Alışveriş (merkezi) çılgınlığı
Bir malı satmak istiyorsanız, onu önce müşterinin göreceği bir yere koyarsınız. Daha fazla satmak istiyorsanız, müşterinin ayağına götürür, televizyonlarda, gazetelerde, dergilerde tanıtırsınız. Eğer bir toplumun tüketim toplumu olmasını istiyorsanız, o topluma gelirden, üretmekten hiç bahsetmez, sürekli olarak lüks malları gözönüne sokar, özendirirsiniz. Ülkenin her yerini fabrika yerine alışveriş merkezleri ile doldurur, oraları da lüks mallarla donatırsınız. Topluma gelirinin düşüklüğünü anımsatanların sesini kısar, her türlü malın vitrinlerde var olduğunu, bu zenginliğe ulaşmanın kolay olmadığını, ne kadar çağdaş bir toplum olduğunu anlatırsınız. Sonuçta toplum, gelirine bakmadan sürekli tüketen, borç üstüne borç yapan, daha doğrusu ne yaptığını bilmeyen bir duruma gelir. Sonra toplumu istediğiniz gibi yönetir, yönlendirirsiniz.

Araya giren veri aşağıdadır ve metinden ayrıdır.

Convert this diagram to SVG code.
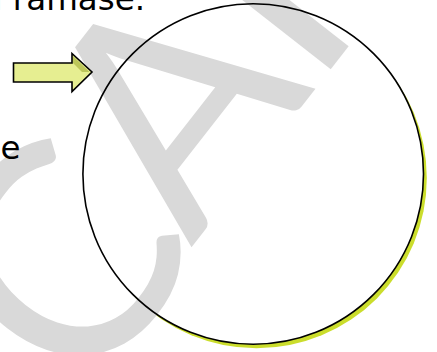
<svg xmlns="http://www.w3.org/2000/svg" width="437" height="352" viewBox="0 0 437 352">
  <style>
    .txt { font-family: "DejaVu Sans", Verdana, sans-serif; font-size: 32.5px; fill: #000; }
    .wm { font-family: Lato, "Open Sans", sans-serif; font-weight: 400; font-size: 300px; fill: #d9d9d9; }
  </style>
  <rect width="437" height="352" fill="#ffffff"/>
  <g id="circle-fill">
    <circle cx="256.5" cy="178" r="170.3" fill="#cbdd2c"/>
    <circle cx="253.2" cy="174" r="170.3" fill="#ffffff"/>
  </g>
  <g id="watermark">
    <text class="wm" transform="translate(253.5,168) rotate(-52)" x="-192 0 140" y="12 0 0" text-anchor="middle">CAI</text>
  </g>
  <g id="circle">
    <circle cx="253.2" cy="174" r="170.3" fill="none" stroke="#000" stroke-width="1.6"/>
  </g>
  <g id="arrow">
    <polygon points="13.5,63 72,63 72,53.5 92,72 72,91.5 72,82 13.5,82" fill="#e6ee91"/>
    <polygon points="73,56 89.5,72 82,72 73,63" fill="#bcc65a"/>
    <polygon points="13.5,63 72,63 72,53.5 92,72 72,91.5 72,82 13.5,82" fill="none" stroke="#000" stroke-width="1.6"/>
  </g>
  <g id="texts">
    <text class="txt" x="145" y="10" text-anchor="end">il ramase.</text>
    <text class="txt" x="20.5" y="159" text-anchor="end">se</text>
  </g>
</svg>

Üretmedentüketmek... Çevremize bir bakalım; ne durumdayız diye. Aile borçlarının kaç kat arttığından bahsedebiliyoruz, ama gelirin kaç arttığından bahsetmeye gelince ABD doları gibi değerini ve temsil gücünü yitirmiş bir paranın değerindeki düşmeye sığınıyoruz. Dün haberleri okuduk, insanlar alışveriş merkezlerinin önünde geceden sıraya giriyor, kuyruk oluşturuyor, biber gazı ile dağıtılabilecek izdiham oluşturuyorlar. Aynı şekilde yardım dağıtılırken de izdihamlar oluştuğunu düşününce daha şaşırtıcı bir tablo çıkıyor ortaya. Ankara'da eski Meclis lojmanlarının yerine yeni bir alışveriş merkezi açılmış. Konfeksiyoncu bir arkadaşımın söylediğine göre, lükslük kalitesi düşer diye bir-iki marka dışında yerli markalara yer verilmemiş. Pazar günü Oran üzerinden geçmem gerekiyordu. Saat 16.30'da girdiğim kavşaktan saat 17.00'de ancak çıkabildim. Neden biliyor musunuz? Alışveriş merkezinden çıkanlar kavşağı kapattığı, kırmızı ışıkta dahi bir adım gidebilmek uğruna karşı tarafın yoluna girdikleri için. Bu insanlar o alışveriş merkezine girip çıktıkları için o kadar mutlu görünüyorlardı ki, sizin yolunuzu bile bile tıkamalarına karşın (iyi bir şey yapmış gibi) yüzünüze gülerek bakabiliyorlardı. Bir çılgınlık hali söz konusu olan, alışveriş merkezinden alışveriş yapma çılgınlığı. İnsanların bu davranışlarının nedenlerini ve sonuçlarını bilmedikleri çok açık. Ben bir daha anımsatmak isterim ki, tüketmek için önce üretmek gerek. Üretmeden tüketmenin sonu kötüdür, hem de çok kötü.